DATA SHOWN:
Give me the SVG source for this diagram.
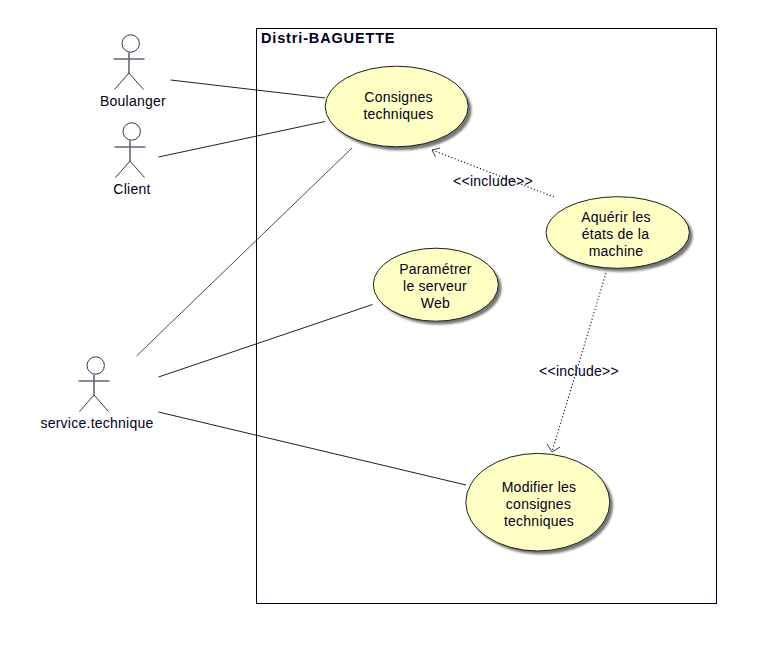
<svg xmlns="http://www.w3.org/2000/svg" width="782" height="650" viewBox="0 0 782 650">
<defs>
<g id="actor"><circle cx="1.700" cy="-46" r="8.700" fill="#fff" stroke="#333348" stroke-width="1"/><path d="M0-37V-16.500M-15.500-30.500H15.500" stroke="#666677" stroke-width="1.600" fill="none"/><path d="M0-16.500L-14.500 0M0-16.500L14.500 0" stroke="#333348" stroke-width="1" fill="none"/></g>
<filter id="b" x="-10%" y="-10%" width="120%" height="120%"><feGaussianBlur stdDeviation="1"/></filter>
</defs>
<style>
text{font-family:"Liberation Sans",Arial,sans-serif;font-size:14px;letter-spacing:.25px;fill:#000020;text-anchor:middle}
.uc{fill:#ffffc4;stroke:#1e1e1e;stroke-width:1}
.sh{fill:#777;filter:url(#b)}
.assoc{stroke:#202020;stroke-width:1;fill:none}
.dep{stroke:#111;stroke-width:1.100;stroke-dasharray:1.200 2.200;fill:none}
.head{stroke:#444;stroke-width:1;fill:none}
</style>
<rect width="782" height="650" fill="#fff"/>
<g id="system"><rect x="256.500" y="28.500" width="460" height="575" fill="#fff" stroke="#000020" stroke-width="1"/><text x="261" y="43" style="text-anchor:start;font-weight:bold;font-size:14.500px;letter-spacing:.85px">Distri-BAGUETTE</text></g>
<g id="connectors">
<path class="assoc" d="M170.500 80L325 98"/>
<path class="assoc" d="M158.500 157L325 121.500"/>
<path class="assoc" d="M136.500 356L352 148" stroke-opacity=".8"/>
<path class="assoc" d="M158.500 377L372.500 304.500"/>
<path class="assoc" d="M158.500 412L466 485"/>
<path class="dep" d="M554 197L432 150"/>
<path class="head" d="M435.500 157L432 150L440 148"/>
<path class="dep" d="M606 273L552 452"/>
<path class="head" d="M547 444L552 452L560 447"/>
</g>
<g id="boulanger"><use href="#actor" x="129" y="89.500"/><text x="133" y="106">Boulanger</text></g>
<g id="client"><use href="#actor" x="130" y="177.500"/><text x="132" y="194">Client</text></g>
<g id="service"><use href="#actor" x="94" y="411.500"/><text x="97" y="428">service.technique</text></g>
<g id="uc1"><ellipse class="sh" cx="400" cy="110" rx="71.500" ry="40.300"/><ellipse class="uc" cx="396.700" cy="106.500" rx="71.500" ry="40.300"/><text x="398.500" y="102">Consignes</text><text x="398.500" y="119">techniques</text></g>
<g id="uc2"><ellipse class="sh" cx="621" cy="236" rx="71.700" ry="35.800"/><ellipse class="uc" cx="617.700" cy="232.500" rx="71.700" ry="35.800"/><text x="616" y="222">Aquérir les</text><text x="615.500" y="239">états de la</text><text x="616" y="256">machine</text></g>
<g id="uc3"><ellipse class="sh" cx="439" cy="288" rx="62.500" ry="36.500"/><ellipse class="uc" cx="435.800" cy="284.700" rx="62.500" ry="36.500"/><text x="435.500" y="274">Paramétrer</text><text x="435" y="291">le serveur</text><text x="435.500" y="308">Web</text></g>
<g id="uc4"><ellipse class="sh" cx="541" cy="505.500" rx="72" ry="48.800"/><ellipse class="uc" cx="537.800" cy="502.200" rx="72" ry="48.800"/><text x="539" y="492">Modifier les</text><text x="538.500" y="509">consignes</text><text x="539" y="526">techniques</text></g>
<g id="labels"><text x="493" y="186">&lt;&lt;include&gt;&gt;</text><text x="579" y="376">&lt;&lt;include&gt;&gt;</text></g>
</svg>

YOUR TASK: Set down the complete material exactly, but do not include the images.

WRITTEN ANSWER:
Give me the SVG source for this diagram.
<svg xmlns="http://www.w3.org/2000/svg" width="782" height="650" viewBox="0 0 782 650">
<defs>
<g id="actor"><circle cx="1.700" cy="-46" r="8.700" fill="#fff" stroke="#333348" stroke-width="1"/><path d="M0-37V-16.500M-15.500-30.500H15.500" stroke="#666677" stroke-width="1.600" fill="none"/><path d="M0-16.500L-14.500 0M0-16.500L14.500 0" stroke="#333348" stroke-width="1" fill="none"/></g>
<filter id="b" x="-10%" y="-10%" width="120%" height="120%"><feGaussianBlur stdDeviation="1"/></filter>
</defs>
<style>
text{font-family:"Liberation Sans",Arial,sans-serif;font-size:14px;letter-spacing:.25px;fill:#000020;text-anchor:middle}
.uc{fill:#ffffc4;stroke:#1e1e1e;stroke-width:1}
.sh{fill:#777;filter:url(#b)}
.assoc{stroke:#202020;stroke-width:1;fill:none}
.dep{stroke:#111;stroke-width:1.100;stroke-dasharray:1.200 2.200;fill:none}
.head{stroke:#444;stroke-width:1;fill:none}
</style>
<rect width="782" height="650" fill="#fff"/>
<g id="system"><rect x="256.500" y="28.500" width="460" height="575" fill="#fff" stroke="#000020" stroke-width="1"/><text x="261" y="43" style="text-anchor:start;font-weight:bold;font-size:14.500px;letter-spacing:.85px">Distri-BAGUETTE</text></g>
<g id="connectors">
<path class="assoc" d="M170.500 80L325 98"/>
<path class="assoc" d="M158.500 157L325 121.500"/>
<path class="assoc" d="M136.500 356L352 148" stroke-opacity=".8"/>
<path class="assoc" d="M158.500 377L372.500 304.500"/>
<path class="assoc" d="M158.500 412L466 485"/>
<path class="dep" d="M554 197L432 150"/>
<path class="head" d="M435.500 157L432 150L440 148"/>
<path class="dep" d="M606 273L552 452"/>
<path class="head" d="M547 444L552 452L560 447"/>
</g>
<g id="boulanger"><use href="#actor" x="129" y="89.500"/><text x="133" y="106">Boulanger</text></g>
<g id="client"><use href="#actor" x="130" y="177.500"/><text x="132" y="194">Client</text></g>
<g id="service"><use href="#actor" x="94" y="411.500"/><text x="97" y="428">service.technique</text></g>
<g id="uc1"><ellipse class="sh" cx="400" cy="110" rx="71.500" ry="40.300"/><ellipse class="uc" cx="396.700" cy="106.500" rx="71.500" ry="40.300"/><text x="398.500" y="102">Consignes</text><text x="398.500" y="119">techniques</text></g>
<g id="uc2"><ellipse class="sh" cx="621" cy="236" rx="71.700" ry="35.800"/><ellipse class="uc" cx="617.700" cy="232.500" rx="71.700" ry="35.800"/><text x="616" y="222">Aquérir les</text><text x="615.500" y="239">états de la</text><text x="616" y="256">machine</text></g>
<g id="uc3"><ellipse class="sh" cx="439" cy="288" rx="62.500" ry="36.500"/><ellipse class="uc" cx="435.800" cy="284.700" rx="62.500" ry="36.500"/><text x="435.500" y="274">Paramétrer</text><text x="435" y="291">le serveur</text><text x="435.500" y="308">Web</text></g>
<g id="uc4"><ellipse class="sh" cx="541" cy="505.500" rx="72" ry="48.800"/><ellipse class="uc" cx="537.800" cy="502.200" rx="72" ry="48.800"/><text x="539" y="492">Modifier les</text><text x="538.500" y="509">consignes</text><text x="539" y="526">techniques</text></g>
<g id="labels"><text x="493" y="186">&lt;&lt;include&gt;&gt;</text><text x="579" y="376">&lt;&lt;include&gt;&gt;</text></g>
</svg>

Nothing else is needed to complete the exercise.